**Written problem**
Transcribe the data in full and exactly, omitting any pictures.

START Dataset section

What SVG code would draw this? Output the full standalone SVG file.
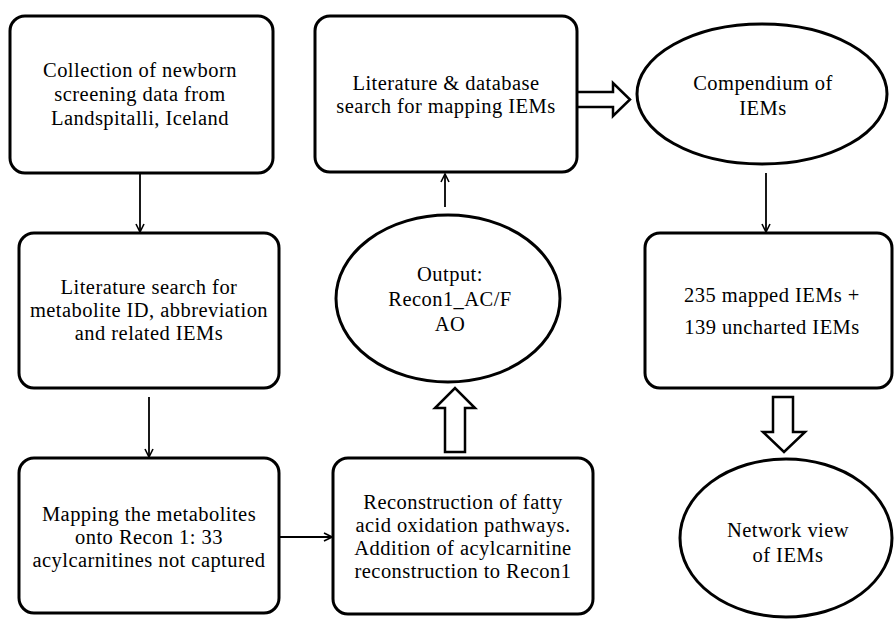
<svg xmlns="http://www.w3.org/2000/svg" width="894" height="619" viewBox="0 0 894 619">
<defs>
<marker id="arr" viewBox="0 0 10 10" refX="9" refY="5" markerWidth="10" markerHeight="10" markerUnits="userSpaceOnUse" orient="auto">
<polyline points="1,1 9,5 1,9" fill="none" stroke="#000" stroke-width="1.6"/>
</marker>
<style>
.box{fill:#fff;stroke:#000;stroke-width:3}
.ell{fill:#fff;stroke:#000;stroke-width:3}
.blk{fill:#fff;stroke:#000;stroke-width:2.5;stroke-linejoin:miter}
.ln{fill:none;stroke:#000;stroke-width:1.8}
</style>
</defs>
<rect width="894" height="619" fill="#fff"/>
<g id="connectors">
<line class="ln" x1="140" y1="173" x2="140" y2="232" marker-end="url(#arr)"/>
<line class="ln" x1="149" y1="397" x2="149" y2="457" marker-end="url(#arr)"/>
<line class="ln" x1="279" y1="537" x2="332" y2="537" marker-end="url(#arr)"/>
<line class="ln" x1="445" y1="207" x2="445" y2="174" marker-end="url(#arr)"/>
<line class="ln" x1="766" y1="173" x2="766" y2="232" marker-end="url(#arr)"/>
<path class="blk" d="M577,92 H613 V83 L630,99.5 L613,116 V107 H577"/>
<path class="blk" d="M445,452 V408 H435 L455,388 L475,408 H465 V452 Z"/>
<path class="blk" d="M773,397 H793 V432 H805 L784,452 L763,432 H773 Z"/>
</g>
<g font-family="Liberation Serif, serif" font-size="20.5" text-anchor="middle" fill="#000" letter-spacing="0.45">
<g id="n1">
<rect class="box" x="10" y="16" width="263" height="157" rx="15"/>
<text x="140" y="77">Collection of newborn</text>
<text x="140" y="101">screening data from</text>
<text x="140" y="125">Landspitalli, Iceland</text>
</g>
<g id="n2">
<rect class="box" x="315" y="16" width="262" height="156" rx="15"/>
<text x="446" y="90">Literature &amp; database</text>
<text x="446" y="113">search for mapping IEMs</text>
</g>
<g id="n3">
<ellipse class="ell" cx="762" cy="94" rx="125" ry="70"/>
<text x="763" y="90">Compendium of</text>
<text x="763" y="115">IEMs</text>
</g>
<g id="n4">
<rect class="box" x="19" y="233" width="260" height="155" rx="15"/>
<text x="149" y="294">Literature search for</text>
<text x="149" y="317">metabolite ID, abbreviation</text>
<text x="149" y="340">and related IEMs</text>
</g>
<g id="n5">
<ellipse class="ell" cx="448" cy="298.5" rx="112" ry="83.5"/>
<text x="450" y="281">Output:</text>
<text x="450" y="306">Recon1_AC/F</text>
<text x="450" y="331">AO</text>
</g>
<g id="n6">
<rect class="box" x="645" y="233" width="247" height="155" rx="15"/>
<text x="772" y="302">235 mapped IEMs +</text>
<text x="772" y="334">139 uncharted IEMs</text>
</g>
<g id="n7">
<rect class="box" x="19" y="458" width="260" height="155" rx="15"/>
<text x="149" y="521">Mapping the metabolites</text>
<text x="149" y="544">onto Recon 1: 33</text>
<text x="149" y="567">acylcarnitines not captured</text>
</g>
<g id="n8">
<rect class="box" x="333" y="458" width="260" height="156" rx="15"/>
<text x="463" y="509">Reconstruction of fatty</text>
<text x="463" y="532">acid oxidation pathways.</text>
<text x="463" y="555">Addition of acylcarnitine</text>
<text x="463" y="578">reconstruction to Recon1</text>
</g>
<g id="n9">
<ellipse class="ell" cx="786" cy="538" rx="106" ry="79"/>
<text x="788" y="537">Network view</text>
<text x="788" y="562">of IEMs</text>
</g>
</g>
</svg>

END Dataset section

**Answer below**
What SVG code would draw this? Output the full standalone SVG file.
<svg xmlns="http://www.w3.org/2000/svg" width="894" height="619" viewBox="0 0 894 619">
<defs>
<marker id="arr" viewBox="0 0 10 10" refX="9" refY="5" markerWidth="10" markerHeight="10" markerUnits="userSpaceOnUse" orient="auto">
<polyline points="1,1 9,5 1,9" fill="none" stroke="#000" stroke-width="1.6"/>
</marker>
<style>
.box{fill:#fff;stroke:#000;stroke-width:3}
.ell{fill:#fff;stroke:#000;stroke-width:3}
.blk{fill:#fff;stroke:#000;stroke-width:2.5;stroke-linejoin:miter}
.ln{fill:none;stroke:#000;stroke-width:1.8}
</style>
</defs>
<rect width="894" height="619" fill="#fff"/>
<g id="connectors">
<line class="ln" x1="140" y1="173" x2="140" y2="232" marker-end="url(#arr)"/>
<line class="ln" x1="149" y1="397" x2="149" y2="457" marker-end="url(#arr)"/>
<line class="ln" x1="279" y1="537" x2="332" y2="537" marker-end="url(#arr)"/>
<line class="ln" x1="445" y1="207" x2="445" y2="174" marker-end="url(#arr)"/>
<line class="ln" x1="766" y1="173" x2="766" y2="232" marker-end="url(#arr)"/>
<path class="blk" d="M577,92 H613 V83 L630,99.5 L613,116 V107 H577"/>
<path class="blk" d="M445,452 V408 H435 L455,388 L475,408 H465 V452 Z"/>
<path class="blk" d="M773,397 H793 V432 H805 L784,452 L763,432 H773 Z"/>
</g>
<g font-family="Liberation Serif, serif" font-size="20.5" text-anchor="middle" fill="#000" letter-spacing="0.45">
<g id="n1">
<rect class="box" x="10" y="16" width="263" height="157" rx="15"/>
<text x="140" y="77">Collection of newborn</text>
<text x="140" y="101">screening data from</text>
<text x="140" y="125">Landspitalli, Iceland</text>
</g>
<g id="n2">
<rect class="box" x="315" y="16" width="262" height="156" rx="15"/>
<text x="446" y="90">Literature &amp; database</text>
<text x="446" y="113">search for mapping IEMs</text>
</g>
<g id="n3">
<ellipse class="ell" cx="762" cy="94" rx="125" ry="70"/>
<text x="763" y="90">Compendium of</text>
<text x="763" y="115">IEMs</text>
</g>
<g id="n4">
<rect class="box" x="19" y="233" width="260" height="155" rx="15"/>
<text x="149" y="294">Literature search for</text>
<text x="149" y="317">metabolite ID, abbreviation</text>
<text x="149" y="340">and related IEMs</text>
</g>
<g id="n5">
<ellipse class="ell" cx="448" cy="298.5" rx="112" ry="83.5"/>
<text x="450" y="281">Output:</text>
<text x="450" y="306">Recon1_AC/F</text>
<text x="450" y="331">AO</text>
</g>
<g id="n6">
<rect class="box" x="645" y="233" width="247" height="155" rx="15"/>
<text x="772" y="302">235 mapped IEMs +</text>
<text x="772" y="334">139 uncharted IEMs</text>
</g>
<g id="n7">
<rect class="box" x="19" y="458" width="260" height="155" rx="15"/>
<text x="149" y="521">Mapping the metabolites</text>
<text x="149" y="544">onto Recon 1: 33</text>
<text x="149" y="567">acylcarnitines not captured</text>
</g>
<g id="n8">
<rect class="box" x="333" y="458" width="260" height="156" rx="15"/>
<text x="463" y="509">Reconstruction of fatty</text>
<text x="463" y="532">acid oxidation pathways.</text>
<text x="463" y="555">Addition of acylcarnitine</text>
<text x="463" y="578">reconstruction to Recon1</text>
</g>
<g id="n9">
<ellipse class="ell" cx="786" cy="538" rx="106" ry="79"/>
<text x="788" y="537">Network view</text>
<text x="788" y="562">of IEMs</text>
</g>
</g>
</svg>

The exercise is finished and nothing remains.